No coffe break lutamos contra as hordas de famintos. Viciado em café (como eu), o Jasper ficou monossilabando alguns ruídos de desaprovação diante de um cara que estava conversando parado em frente à garrafa térmica. Quando voltou de cafezinho na mão, o Jasper propôs outra teoria:

"Eu acho que esses caras de língua bizarra na verdade disfarçam. Eles fingem que conversam em uma língua que só eles entendem só para dizer 'não, que nós temos língua própria e não dependemos da língua da metrópole'."

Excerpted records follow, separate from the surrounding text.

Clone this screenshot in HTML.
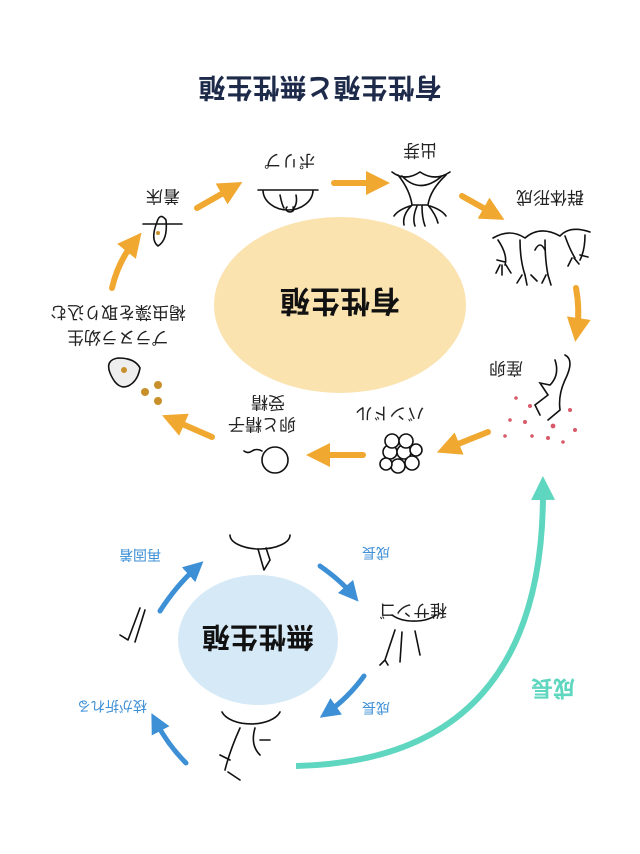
<!DOCTYPE html>
<html><head><meta charset="utf-8"><style>
html,body{margin:0;padding:0;background:#fff;}
svg{display:block;}
text{font-family:"Liberation Sans","Noto Sans CJK JP",sans-serif;}
</style></head><body>
<svg width="640" height="854" viewBox="0 0 640 854" xmlns="http://www.w3.org/2000/svg">
<defs>
<marker id="ao" markerWidth="4" markerHeight="4" refX="2" refY="2" orient="auto" markerUnits="strokeWidth"><path d="M0,0 L4,2 L0,4 z" fill="#f0a830"/></marker>
<marker id="ab" markerWidth="4" markerHeight="4" refX="2" refY="2" orient="auto" markerUnits="strokeWidth"><path d="M0,0 L4,2 L0,4 z" fill="#3d8fd6"/></marker>
<marker id="at" markerWidth="4" markerHeight="4" refX="2" refY="2" orient="auto" markerUnits="strokeWidth"><path d="M0,0 L4,2 L0,4 z" fill="#5fd6bf"/></marker>
</defs>
<!-- title -->
<text x="320" y="87" transform="rotate(180 320 87)" text-anchor="middle" dominant-baseline="central" font-size="27" font-weight="bold" fill="#1e2a4a">有性生殖と無性生殖</text>
<!-- ellipses -->
<ellipse cx="340" cy="305" rx="126" ry="88" fill="#fbe3b0"/>
<text x="340" y="300" transform="rotate(180 340 300)" text-anchor="middle" dominant-baseline="central" font-size="30" font-weight="bold" fill="#111">有性生殖</text>
<ellipse cx="258" cy="640" rx="80" ry="65" fill="#d6e9f6"/>
<text x="258" y="637" transform="rotate(180 258 637)" text-anchor="middle" dominant-baseline="central" font-size="28" font-weight="bold" fill="#111">無性生殖</text>
<!-- labels -->
<g font-size="17" fill="#222" text-anchor="middle" dominant-baseline="central">
<text x="290" y="160" transform="rotate(180 290 160)">ポリプ</text>
<text x="420" y="150" transform="rotate(180 420 150)">出芽</text>
<text x="550" y="197" transform="rotate(180 550 197)">群体形成</text>
<text x="506" y="368" transform="rotate(180 506 368)">産卵</text>
<text x="390" y="413" transform="rotate(180 390 413)">バンドル</text>
<text x="268" y="402" transform="rotate(180 268 402)">受精</text>
<text x="262" y="424" transform="rotate(180 262 424)">卵と精子</text>
<text x="118" y="337" transform="rotate(180 118 337)">プラヌラ幼生</text>
<text x="118" y="312" transform="rotate(180 118 312)">褐虫藻を取り込む</text>
<text x="163" y="196" transform="rotate(180 163 196)">着床</text>
<text x="413" y="610" transform="rotate(180 413 610)">稚サンゴ</text>
</g>
<g font-size="14" fill="#3d8fd6" text-anchor="middle" dominant-baseline="central">
<text x="140" y="555" transform="rotate(180 140 555)">再固着</text>
<text x="376" y="553" transform="rotate(180 376 553)">成長</text>
<text x="376" y="708" transform="rotate(180 376 708)">成長</text>
<text x="112" y="706" transform="rotate(180 112 706)">枝が折れる</text>
</g>
<text x="553" y="688" transform="rotate(180 553 688)" text-anchor="middle" dominant-baseline="central" font-size="22" font-weight="bold" fill="#5fd6bf">成長</text>
<!-- orange arrows -->
<g stroke="#f0a830" stroke-width="6" fill="none" stroke-linecap="round" marker-end="url(#ao)">
<path d="M197,208 L232,188"/>
<path d="M334,183 L378,183"/>
<path d="M462,196 L494,214"/>
<path d="M576,288 Q580,310 577,330"/>
<path d="M488,432 L448,448"/>
<path d="M363,455 L318,455"/>
<path d="M212,437 L173,420"/>
<path d="M112,288 Q118,262 134,242"/>
</g>
<!-- blue arrows -->
<g stroke="#3d8fd6" stroke-width="5" fill="none" stroke-linecap="round" marker-end="url(#ab)">
<path d="M160,611 Q176,586 196,568"/>
<path d="M320,566 Q340,580 352,594"/>
<path d="M364,676 Q348,698 328,712"/>
<path d="M186,763 Q168,745 156,722"/>
</g>
<!-- teal curve -->
<path d="M296,766 Q545,760 543,488" stroke="#5fd6bf" stroke-width="6" fill="none" marker-end="url(#at)"/>
<!-- icons -->
<g stroke="#111" stroke-width="1.6" fill="none" stroke-linecap="round">
<!-- polyp -->
<path d="M258,190 L318,190 M263,190 A25,20 0 0 0 313,190"/>
<path d="M280,195 Q282,205 284,208 M296,195 Q298,205 292,210 M287,207 a4,3 0 1 0 6,0"/>
<!-- budding -->
<path d="M392,172 Q405,182 420,172 Q435,182 450,172 M398,175 Q410,190 412,205 L428,205 Q430,190 446,175 M402,176 Q420,195 442,176"/>
<path d="M412,205 q-10,10 -8,20 M417,206 q-5,12 -2,20 M422,206 q0,12 3,20 M428,205 q8,10 10,18 M410,206 q-12,4 -16,10 M430,206 q12,4 16,10"/>
<!-- colony -->
<path d="M493,238 Q510,228 525,238 Q540,225 560,236 Q570,225 590,232"/>
<path d="M498,240 Q508,255 505,265 M520,240 Q520,260 525,275 M545,240 Q545,260 548,275 M565,236 Q570,250 575,258 M585,235 Q585,250 580,260 M535,250 q5,-10 10,0"/>
<path d="M500,265 l-4,8 m6,-8 l0,10 m4,-10 l5,8 M522,275 l-5,8 m8,-8 l2,10 m4,-10 l6,6 M546,275 l-4,8 m6,-8 l3,10 M572,258 l-4,8 m6,-8 l5,6 M505,262 l-8,-2 M580,255 l8,2"/>
<!-- spawning coral -->
<path d="M565,355 Q575,360 565,380 Q558,395 560,410 L548,420 M555,360 Q560,375 550,385 L540,383 L548,395 L535,405 L540,415"/>
<!-- bundle -->
<g fill="#fff"><circle cx="390" cy="452" r="7"/><circle cx="404" cy="452" r="7"/><circle cx="412" cy="463" r="7"/><circle cx="398" cy="466" r="7"/><circle cx="386" cy="464" r="6"/><circle cx="392" cy="441" r="7"/><circle cx="406" cy="441" r="7"/><circle cx="416" cy="450" r="6"/></g>
<!-- egg -->
<circle cx="275" cy="460" r="13" fill="#fff"/>
<path d="M262,451 q-5,-3 -10,0 q-4,3 -8,0"/>
<!-- planula -->
<path d="M110,373 Q105,360 118,358 Q135,358 140,368 Q138,380 130,385 Q118,392 110,373 Z" fill="#eee"/>
<!-- settlement -->
<path d="M143,224 L182,224 M157,222 Q150,240 158,246 Q168,240 166,220 Q160,212 157,222"/>
<!-- asexual icons -->
<path d="M230,535 A30,14 0 0 0 290,535"/>
<path d="M258,549 L264,570 M266,548 L270,560 L264,570"/>
<path d="M392,615 A28,16 0 0 0 436,615"/>
<path d="M395,630 L385,660 M402,632 L400,662 M415,631 L420,655 M385,660 l-5,5 m5,-5 l3,5"/>
<path d="M222,712 A30,16 0 0 0 280,712"/>
<path d="M240,728 Q230,750 225,770 M255,728 Q250,745 260,755 M230,760 l-10,-5 M228,772 l12,8 M260,740 l10,0"/>
<path d="M140,608 L128,640 M145,610 L135,642 M128,640 l-8,-5"/>
</g>
<g fill="#d85a6a">
<circle cx="516" cy="398" r="1.8"/><circle cx="510" cy="420" r="1.8"/><circle cx="525" cy="422" r="2"/><circle cx="553" cy="426" r="2.4"/><circle cx="570" cy="410" r="2"/><circle cx="575" cy="430" r="2"/><circle cx="532" cy="436" r="1.8"/><circle cx="548" cy="438" r="2"/><circle cx="563" cy="442" r="1.8"/><circle cx="505" cy="436" r="1.8"/><circle cx="530" cy="406" r="2"/>
</g>
<g fill="#c8902a">
<circle cx="158" cy="385" r="4"/><circle cx="145" cy="392" r="4"/><circle cx="158" cy="401" r="4"/><circle cx="124" cy="370" r="3"/><circle cx="158" cy="233" r="2"/>
</g>
</svg>
</body></html>
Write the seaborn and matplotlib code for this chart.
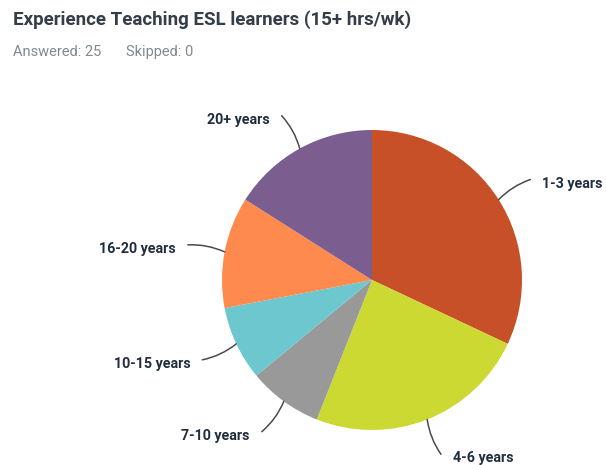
import numpy as np
import matplotlib
matplotlib.use('Agg')
import matplotlib.pyplot as plt
import matplotlib.transforms as mtransforms
import seaborn as sns

# data
labels = ['1-3 years', '4-6 years', '7-10 years', '10-15 years', '16-20 years', '20+ years']
counts = [8, 6, 2, 2, 3, 4]
colors = ['#C75028', '#CCD932', '#999999', '#6CC8CE', '#FF8A4E', '#7B5E8F']
title = 'Experience Teaching ESL learners (15+ hrs/wk)'
answered = 25
skipped = 0

sns.set_theme(style='white')
plt.rcParams['font.family'] = ['Roboto', 'DejaVu Sans']

W, H = 606, 465
fig = plt.figure(figsize=(W / 100, H / 100), dpi=100)
fig.patch.set_facecolor('white')

# pie axes: centre (372, 280) px, radius 150 px
cx, cy, r = 372, 280, 150
ax = fig.add_axes([(cx - r) / W, (H - cy - r) / H, 2 * r / W, 2 * r / H])
wedges, _ = ax.pie(counts, colors=sns.color_palette(colors), startangle=90,
                   counterclock=False, radius=1.0,
                   wedgeprops=dict(linewidth=0))
ax.set_xlim(-1, 1)
ax.set_ylim(-1, 1)
ax.set_aspect('equal')
ax.axis('off')

label_color = '#1F2D3D'
for w, lab in zip(wedges, labels):
    ang = np.deg2rad((w.theta1 + w.theta2) / 2)
    xb, yb = np.cos(ang), np.sin(ang)
    xa, ya = 1.25 * np.cos(ang), 1.25 * np.sin(ang)
    rad = 0.12 * np.sign(ya - yb) * np.sign(xa - xb)
    ax.annotate('', xy=(xb, yb), xytext=(xa, ya),
                arrowprops=dict(arrowstyle='-', color='#4A4A4A', lw=1.1,
                                shrinkA=0, shrinkB=0,
                                connectionstyle=f'arc3,rad={rad:.2f}'),
                annotation_clip=False)
    right = xa > 0
    trans = mtransforms.offset_copy(ax.transData, fig=fig,
                                    x=12 if right else -12, y=-4, units='dots')
    ax.text(xa, ya, lab, transform=trans, ha='left' if right else 'right',
            va='center', fontsize=10.3, fontweight='bold', color=label_color,
            clip_on=False)

fig.text(13 / W, 1 - 20 / H, title, ha='left', va='center',
         fontsize=13.5, fontweight='bold', color='#333E48')
fig.text(13 / W, 1 - 52 / H, f'Answered: {answered}', ha='left', va='center',
         fontsize=10.5, color='#80898F')
fig.text(126 / W, 1 - 52 / H, f'Skipped: {skipped}', ha='left', va='center',
         fontsize=10.5, color='#80898F')

fig.savefig('out.png', dpi=100, facecolor='white')
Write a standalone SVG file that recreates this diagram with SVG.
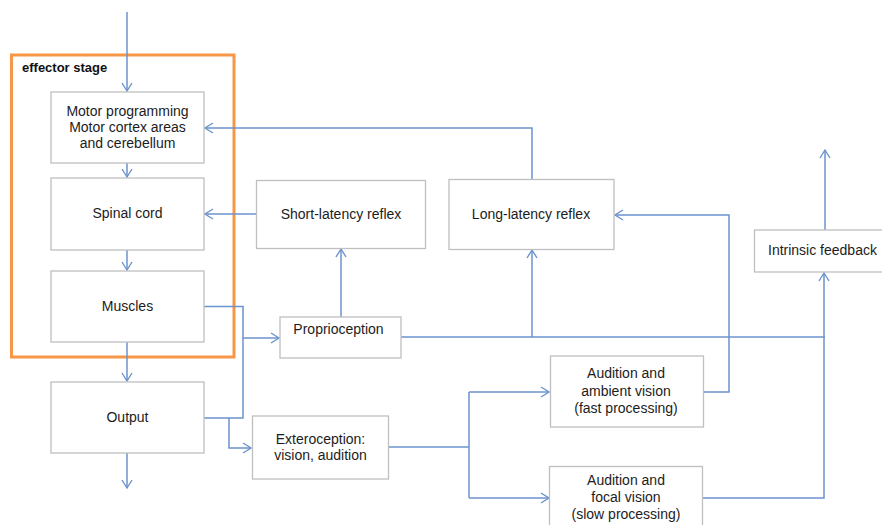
<svg xmlns="http://www.w3.org/2000/svg" width="882" height="525" viewBox="0 0 882 525">
  <style>
    .box { fill: #ffffff; stroke: #bfbfbf; stroke-width: 1.3; }
    .lbl { font-family: "Liberation Sans", Arial, sans-serif; font-size: 14px; fill: #1c1c1c; text-anchor: middle; }
    .conn { fill: none; stroke: #6b93cc; stroke-width: 1.5; }
    .stage { fill: none; stroke: #f79646; stroke-width: 3; }
    .stage-lbl { font-family: "Liberation Sans", Arial, sans-serif; font-size: 13px; font-weight: bold; fill: #111111; }
  </style>
  <defs>
    <marker id="arrow" markerUnits="userSpaceOnUse" markerWidth="14" markerHeight="14" viewBox="-10 -7 12 14" refX="0" refY="0" orient="auto">
      <path d="M-8,-5 L0,0 L-8,5" fill="none" stroke="#6b93cc" stroke-width="1.4"/>
    </marker>
  </defs>

  <rect width="882" height="525" fill="#ffffff"/>

  <!-- effector stage frame -->
  <g id="effector-stage">
    <rect class="stage" x="11.5" y="55" width="222.5" height="302"/>
    <text class="stage-lbl" x="22" y="72">effector stage</text>
  </g>

  <!-- connectors -->
  <g id="connectors">
    <path class="conn" d="M127,12 V91" marker-end="url(#arrow)"/>
    <path class="conn" d="M127,163 V177" marker-end="url(#arrow)"/>
    <path class="conn" d="M127,250 V270" marker-end="url(#arrow)"/>
    <path class="conn" d="M127,342 V381" marker-end="url(#arrow)"/>
    <path class="conn" d="M127,453 V488" marker-end="url(#arrow)"/>
    <path class="conn" d="M204,306.5 H243 V418 H204"/>
    <path class="conn" d="M243,338 H279" marker-end="url(#arrow)"/>
    <path class="conn" d="M229,418 V448 H251" marker-end="url(#arrow)"/>
    <path class="conn" d="M341,317 V249" marker-end="url(#arrow)"/>
    <path class="conn" d="M256,214 H205" marker-end="url(#arrow)"/>
    <path class="conn" d="M401,337 H825"/>
    <path class="conn" d="M532,337 V250" marker-end="url(#arrow)"/>
    <path class="conn" d="M532,179 V128 H205" marker-end="url(#arrow)"/>
    <path class="conn" d="M389,447 H469"/>
    <path class="conn" d="M469,392 V498"/>
    <path class="conn" d="M469,392 H549" marker-end="url(#arrow)"/>
    <path class="conn" d="M469,498 H549" marker-end="url(#arrow)"/>
    <path class="conn" d="M703,392 H729 V215 H615" marker-end="url(#arrow)"/>
    <path class="conn" d="M703,498 H824 V273" marker-end="url(#arrow)"/>
    <path class="conn" d="M825,230 V150" marker-end="url(#arrow)"/>
  </g>

  <g id="motor-programming">
    <rect class="box" x="51" y="92" width="153" height="71"/>
    <text class="lbl" x="127.5" y="116">Motor programming</text>
    <text class="lbl" x="127.5" y="132">Motor cortex areas</text>
    <text class="lbl" x="127.5" y="148">and cerebellum</text>
  </g>

  <g id="spinal-cord">
    <rect class="box" x="51" y="178" width="153" height="72"/>
    <text class="lbl" x="127.5" y="218">Spinal cord</text>
  </g>

  <g id="muscles">
    <rect class="box" x="51" y="271" width="153" height="71"/>
    <text class="lbl" x="127.5" y="311">Muscles</text>
  </g>

  <g id="output">
    <rect class="box" x="51" y="382" width="153" height="71"/>
    <text class="lbl" x="127.5" y="422">Output</text>
  </g>

  <g id="short-latency-reflex">
    <rect class="box" x="256.5" y="180.5" width="169" height="68"/>
    <text class="lbl" x="341" y="219">Short-latency reflex</text>
  </g>

  <g id="long-latency-reflex">
    <rect class="box" x="449" y="179.5" width="165" height="70"/>
    <text class="lbl" x="531" y="219">Long-latency reflex</text>
  </g>

  <g id="proprioception">
    <rect class="box" x="280" y="317" width="121" height="41"/>
    <text class="lbl" x="338.5" y="334">Proprioception</text>
  </g>

  <g id="exteroception">
    <rect class="box" x="252.5" y="416" width="136" height="63"/>
    <text class="lbl" x="320.5" y="444">Exteroception:</text>
    <text class="lbl" x="320.5" y="460">vision, audition</text>
  </g>

  <g id="ambient-vision">
    <rect class="box" x="550.5" y="356" width="153" height="71"/>
    <text class="lbl" x="626" y="378">Audition and</text>
    <text class="lbl" x="626" y="395.5">ambient vision</text>
    <text class="lbl" x="626" y="412.5">(fast processing)</text>
  </g>

  <g id="focal-vision">
    <rect class="box" x="549.5" y="466.5" width="153" height="70"/>
    <text class="lbl" x="626" y="485">Audition and</text>
    <text class="lbl" x="626" y="502">focal vision</text>
    <text class="lbl" x="626" y="519">(slow processing)</text>
  </g>

  <g id="intrinsic-feedback">
    <rect class="box" x="754.5" y="230" width="140" height="42"/>
    <text class="lbl" x="768" y="255" style="text-anchor:start">Intrinsic feedback</text>
  </g>
</svg>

"É verdade", concordei, "e quando não tem ninguém por perto, aposto que eles cochicham em inglês".

Paramos e refletimos sobre aquilo. Ao nosso redor etnias e nacionalidades variadas iam e viam. Depois de um breve silêncio, o Jasper disse que sempre que nos encontramos, promovemos conversas de elevado conteúdo.

Concordei com ele, e fomos juntos cobrir mais uma 'mesa-redonda'.

terça-feira, 20 de maio de 2008

Pequena viagem

A vida também tem as suas pequenas viagens. Não fui a Campinas esta semana, fiquei para a cobertura do Fórum Global sobre Energias Renováveis, que acontece em Foz do Igauçu. Evitei as longas viagens de ônibus e avião, mas não fiquei imune às curtas. É terça-feira e o trabalho me segurou mais uma vez em Foz, perdi a van de novo e volto para casa de ônibus. Viagem curta, Foz para Medianeira, mas quem disse que pequenos trechos não rendem alguns rascunhos?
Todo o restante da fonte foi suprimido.